JOB:
Please transcribe the listing below in full and word for word, without its pictures.

RECORDED INFORMATION:
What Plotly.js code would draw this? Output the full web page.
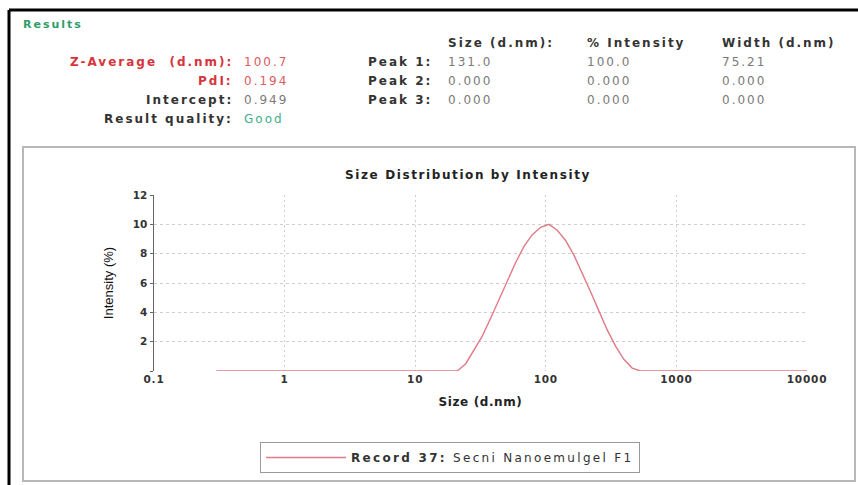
<!DOCTYPE html>
<html>
<head>
<meta charset="utf-8">
<script src="https://cdn.plot.ly/plotly-3.0.1.min.js"></script>
<style>
html,body{margin:0;padding:0;background:#fff;}
#chart{width:858px;height:485px;}
text.annotation-text{letter-spacing:2px;}
text.legendtext{letter-spacing:2.3px;}
text.gtitle{letter-spacing:1.6px;}
text.xtitle{letter-spacing:0.6px;}
g.xtick text{letter-spacing:0.8px;}
</style>
</head>
<body>
<div id="chart"></div>
<script>
// ---- data ----
const sizes = [0.3, 1, 10, 18.2, 21.0, 24.4, 28.2, 32.7, 37.8, 43.8, 50.7, 58.8, 68.1, 78.8, 91.3, 105.7, 122.4, 141.8, 164.2, 190.1, 220.2, 255.0, 295.3, 342.0, 396.1, 458.7, 531.2, 615.1, 1000, 10000];
const intensity = [0, 0, 0, 0, 0, 0.5, 1.4, 2.4, 3.6, 4.9, 6.2, 7.4, 8.5, 9.3, 9.8, 10.0, 9.6, 8.9, 7.9, 6.7, 5.4, 4.1, 2.8, 1.7, 0.8, 0.2, 0, 0, 0, 0];
const seriesName = "<b>Record 37:</b> Secni Nanoemulgel F1";
const xTickVals = [0.1, 1, 10, 100, 1000, 10000];
const xTickText = ["0.1", "1", "10", "100", "1000", "10000"];
const yTickVals = [0, 2, 4, 6, 8, 10, 12];
const yTickText = ["", "2", "4", "6", "8", "10", "12"];

const leftLabels = ["Z-Average\u00a0 (d.nm):", "PdI:", "Intercept:", "Result quality:"];
const leftValues = ["100.7", "0.194", "0.949", "Good"];
const peakLabels = ["Peak 1:", "Peak 2:", "Peak 3:"];
const peakHeaders = ["Size (d.nm):", "% Intensity", "Width (d.nm)"];
const peakSize = ["131.0", "0.000", "0.000"];
const peakIntensity = ["100.0", "0.000", "0.000"];
const peakWidth = ["75.21", "0.000", "0.000"];

// ---- pixel helpers (plot area: x 154..807, y 195..371) ----
const L = 154, R = 807, T = 195, B = 371;
const W = 858, H = 485;
const px = x => (x - L) / (R - L);
const py = y => (B - y) / (B - T);

const FONT = "DejaVu Sans, Verdana, sans-serif";
const ann = [];
function txt(x, y, text, opts) {
  ann.push(Object.assign({
    xref: "paper", yref: "paper", x: px(x), y: py(y), text: text,
    showarrow: false, xanchor: "left", yanchor: "middle",
    font: {family: FONT, size: 12, color: "#333"}
  }, opts || {}));
}

txt(21, 24, "<b>Results</b>", {font: {family: FONT, size: 11, color: "#2f9d6a"}});
const lColors = ["#d7343c", "#d7343c", "#333", "#333"];
const vColors = ["#dc5a62", "#dc5a62", "#7a7a7a", "#43ad8e"];
const rowsY = [62, 81, 100, 119];
leftLabels.forEach((t, i) => {
  txt(235, rowsY[i], "<b>" + t + "</b>", {xanchor: "right", font: {family: FONT, size: 12, color: lColors[i]}});
  txt(242, rowsY[i], leftValues[i], {font: {family: FONT, size: 12, color: vColors[i]}});
});
peakLabels.forEach((t, i) => {
  txt(434, rowsY[i], "<b>" + t + "</b>", {xanchor: "right", font: {family: FONT, size: 12, color: "#333"}});
});
const colX = [446, 585, 720];
peakHeaders.forEach((t, i) => {
  txt(colX[i], 43, "<b>" + t + "</b>", {font: {family: FONT, size: 12, color: "#333"}});
});
[peakSize, peakIntensity, peakWidth].forEach((col, c) => {
  col.forEach((v, i) => txt(colX[c], rowsY[i], v, {font: {family: FONT, size: 12, color: "#7a7a7a"}}));
});

const shapes = [
  // outer black frame (top and left)
  {type: "line", xref: "paper", yref: "paper", x0: px(9), x1: px(858), y0: py(10), y1: py(10), line: {color: "#000", width: 3}},
  {type: "line", xref: "paper", yref: "paper", x0: px(9), x1: px(9), y0: py(10), y1: py(485), line: {color: "#000", width: 3}},
  // inner grey panel
  {type: "rect", xref: "paper", yref: "paper", x0: px(23), x1: px(855), y0: py(147), y1: py(481), line: {color: "#b8b8b8", width: 2}}
];

const trace = {
  x: sizes, y: intensity, type: "scatter", mode: "lines", name: seriesName,
  line: {color: "#e07a86", width: 1.4}, showlegend: true
};

const layout = {
  width: W, height: H,
  margin: {l: L, r: W - R, t: T, b: H - B, pad: 0},
  paper_bgcolor: "#fff", plot_bgcolor: "#fff",
  title: {text: "<b>Size Distribution by Intensity</b>", x: px(468), xref: "paper", xanchor: "center",
          y: 1 - 175 / H, yanchor: "middle", font: {family: FONT, size: 12, color: "#222"}},
  font: {family: FONT, color: "#333"},
  xaxis: {
    type: "log", range: [-1, 4], tickvals: xTickVals, ticktext: xTickText,
    showgrid: true, gridcolor: "#cfcfcf", griddash: "2px,3px", gridwidth: 1,
    zeroline: false, showline: false, ticks: "", ticklen: 0,
    tickfont: {family: FONT, size: 10.5, color: "#333", weight: "bold"},
    title: {text: "<b>Size (d.nm)</b>", font: {family: FONT, size: 12, color: "#222"}, standoff: 14},
    automargin: false
  },
  yaxis: {
    range: [0, 12], tickvals: yTickVals, ticktext: yTickText,
    showgrid: true, gridcolor: "#cfcfcf", griddash: "3px,3px", gridwidth: 1,
    zeroline: false, showline: true, linecolor: "#666", linewidth: 1.5,
    ticks: "outside", ticklen: 3, tickcolor: "#666",
    tickfont: {family: FONT, size: 10.5, color: "#333", weight: "bold"},
    title: {text: "Intensity (%)", font: {family: "Liberation Sans Narrow, Liberation Sans, Arial", size: 13, color: "#111"}, standoff: 16},
    automargin: false
  },
  showlegend: true,
  legend: {
    x: px(260), y: py(442), xanchor: "left", yanchor: "top",
    bordercolor: "#999", borderwidth: 1, bgcolor: "#fff",
    font: {family: FONT, size: 12, color: "#333"},
    itemwidth: 80
  },
  annotations: ann,
  shapes: shapes
};

Plotly.newPlot("chart", [trace], layout, {staticPlot: true, displayModeBar: false});
</script>
</body>
</html>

TASK ANSWER:
What Plotly.js code would draw this? Output the full web page.
<!DOCTYPE html>
<html>
<head>
<meta charset="utf-8">
<script src="https://cdn.plot.ly/plotly-3.0.1.min.js"></script>
<style>
html,body{margin:0;padding:0;background:#fff;}
#chart{width:858px;height:485px;}
text.annotation-text{letter-spacing:2px;}
text.legendtext{letter-spacing:2.3px;}
text.gtitle{letter-spacing:1.6px;}
text.xtitle{letter-spacing:0.6px;}
g.xtick text{letter-spacing:0.8px;}
</style>
</head>
<body>
<div id="chart"></div>
<script>
// ---- data ----
const sizes = [0.3, 1, 10, 18.2, 21.0, 24.4, 28.2, 32.7, 37.8, 43.8, 50.7, 58.8, 68.1, 78.8, 91.3, 105.7, 122.4, 141.8, 164.2, 190.1, 220.2, 255.0, 295.3, 342.0, 396.1, 458.7, 531.2, 615.1, 1000, 10000];
const intensity = [0, 0, 0, 0, 0, 0.5, 1.4, 2.4, 3.6, 4.9, 6.2, 7.4, 8.5, 9.3, 9.8, 10.0, 9.6, 8.9, 7.9, 6.7, 5.4, 4.1, 2.8, 1.7, 0.8, 0.2, 0, 0, 0, 0];
const seriesName = "<b>Record 37:</b> Secni Nanoemulgel F1";
const xTickVals = [0.1, 1, 10, 100, 1000, 10000];
const xTickText = ["0.1", "1", "10", "100", "1000", "10000"];
const yTickVals = [0, 2, 4, 6, 8, 10, 12];
const yTickText = ["", "2", "4", "6", "8", "10", "12"];

const leftLabels = ["Z-Average\u00a0 (d.nm):", "PdI:", "Intercept:", "Result quality:"];
const leftValues = ["100.7", "0.194", "0.949", "Good"];
const peakLabels = ["Peak 1:", "Peak 2:", "Peak 3:"];
const peakHeaders = ["Size (d.nm):", "% Intensity", "Width (d.nm)"];
const peakSize = ["131.0", "0.000", "0.000"];
const peakIntensity = ["100.0", "0.000", "0.000"];
const peakWidth = ["75.21", "0.000", "0.000"];

// ---- pixel helpers (plot area: x 154..807, y 195..371) ----
const L = 154, R = 807, T = 195, B = 371;
const W = 858, H = 485;
const px = x => (x - L) / (R - L);
const py = y => (B - y) / (B - T);

const FONT = "DejaVu Sans, Verdana, sans-serif";
const ann = [];
function txt(x, y, text, opts) {
  ann.push(Object.assign({
    xref: "paper", yref: "paper", x: px(x), y: py(y), text: text,
    showarrow: false, xanchor: "left", yanchor: "middle",
    font: {family: FONT, size: 12, color: "#333"}
  }, opts || {}));
}

txt(21, 24, "<b>Results</b>", {font: {family: FONT, size: 11, color: "#2f9d6a"}});
const lColors = ["#d7343c", "#d7343c", "#333", "#333"];
const vColors = ["#dc5a62", "#dc5a62", "#7a7a7a", "#43ad8e"];
const rowsY = [62, 81, 100, 119];
leftLabels.forEach((t, i) => {
  txt(235, rowsY[i], "<b>" + t + "</b>", {xanchor: "right", font: {family: FONT, size: 12, color: lColors[i]}});
  txt(242, rowsY[i], leftValues[i], {font: {family: FONT, size: 12, color: vColors[i]}});
});
peakLabels.forEach((t, i) => {
  txt(434, rowsY[i], "<b>" + t + "</b>", {xanchor: "right", font: {family: FONT, size: 12, color: "#333"}});
});
const colX = [446, 585, 720];
peakHeaders.forEach((t, i) => {
  txt(colX[i], 43, "<b>" + t + "</b>", {font: {family: FONT, size: 12, color: "#333"}});
});
[peakSize, peakIntensity, peakWidth].forEach((col, c) => {
  col.forEach((v, i) => txt(colX[c], rowsY[i], v, {font: {family: FONT, size: 12, color: "#7a7a7a"}}));
});

const shapes = [
  // outer black frame (top and left)
  {type: "line", xref: "paper", yref: "paper", x0: px(9), x1: px(858), y0: py(10), y1: py(10), line: {color: "#000", width: 3}},
  {type: "line", xref: "paper", yref: "paper", x0: px(9), x1: px(9), y0: py(10), y1: py(485), line: {color: "#000", width: 3}},
  // inner grey panel
  {type: "rect", xref: "paper", yref: "paper", x0: px(23), x1: px(855), y0: py(147), y1: py(481), line: {color: "#b8b8b8", width: 2}}
];

const trace = {
  x: sizes, y: intensity, type: "scatter", mode: "lines", name: seriesName,
  line: {color: "#e07a86", width: 1.4}, showlegend: true
};

const layout = {
  width: W, height: H,
  margin: {l: L, r: W - R, t: T, b: H - B, pad: 0},
  paper_bgcolor: "#fff", plot_bgcolor: "#fff",
  title: {text: "<b>Size Distribution by Intensity</b>", x: px(468), xref: "paper", xanchor: "center",
          y: 1 - 175 / H, yanchor: "middle", font: {family: FONT, size: 12, color: "#222"}},
  font: {family: FONT, color: "#333"},
  xaxis: {
    type: "log", range: [-1, 4], tickvals: xTickVals, ticktext: xTickText,
    showgrid: true, gridcolor: "#cfcfcf", griddash: "2px,3px", gridwidth: 1,
    zeroline: false, showline: false, ticks: "", ticklen: 0,
    tickfont: {family: FONT, size: 10.5, color: "#333", weight: "bold"},
    title: {text: "<b>Size (d.nm)</b>", font: {family: FONT, size: 12, color: "#222"}, standoff: 14},
    automargin: false
  },
  yaxis: {
    range: [0, 12], tickvals: yTickVals, ticktext: yTickText,
    showgrid: true, gridcolor: "#cfcfcf", griddash: "3px,3px", gridwidth: 1,
    zeroline: false, showline: true, linecolor: "#666", linewidth: 1.5,
    ticks: "outside", ticklen: 3, tickcolor: "#666",
    tickfont: {family: FONT, size: 10.5, color: "#333", weight: "bold"},
    title: {text: "Intensity (%)", font: {family: "Liberation Sans Narrow, Liberation Sans, Arial", size: 13, color: "#111"}, standoff: 16},
    automargin: false
  },
  showlegend: true,
  legend: {
    x: px(260), y: py(442), xanchor: "left", yanchor: "top",
    bordercolor: "#999", borderwidth: 1, bgcolor: "#fff",
    font: {family: FONT, size: 12, color: "#333"},
    itemwidth: 80
  },
  annotations: ann,
  shapes: shapes
};

Plotly.newPlot("chart", [trace], layout, {staticPlot: true, displayModeBar: false});
</script>
</body>
</html>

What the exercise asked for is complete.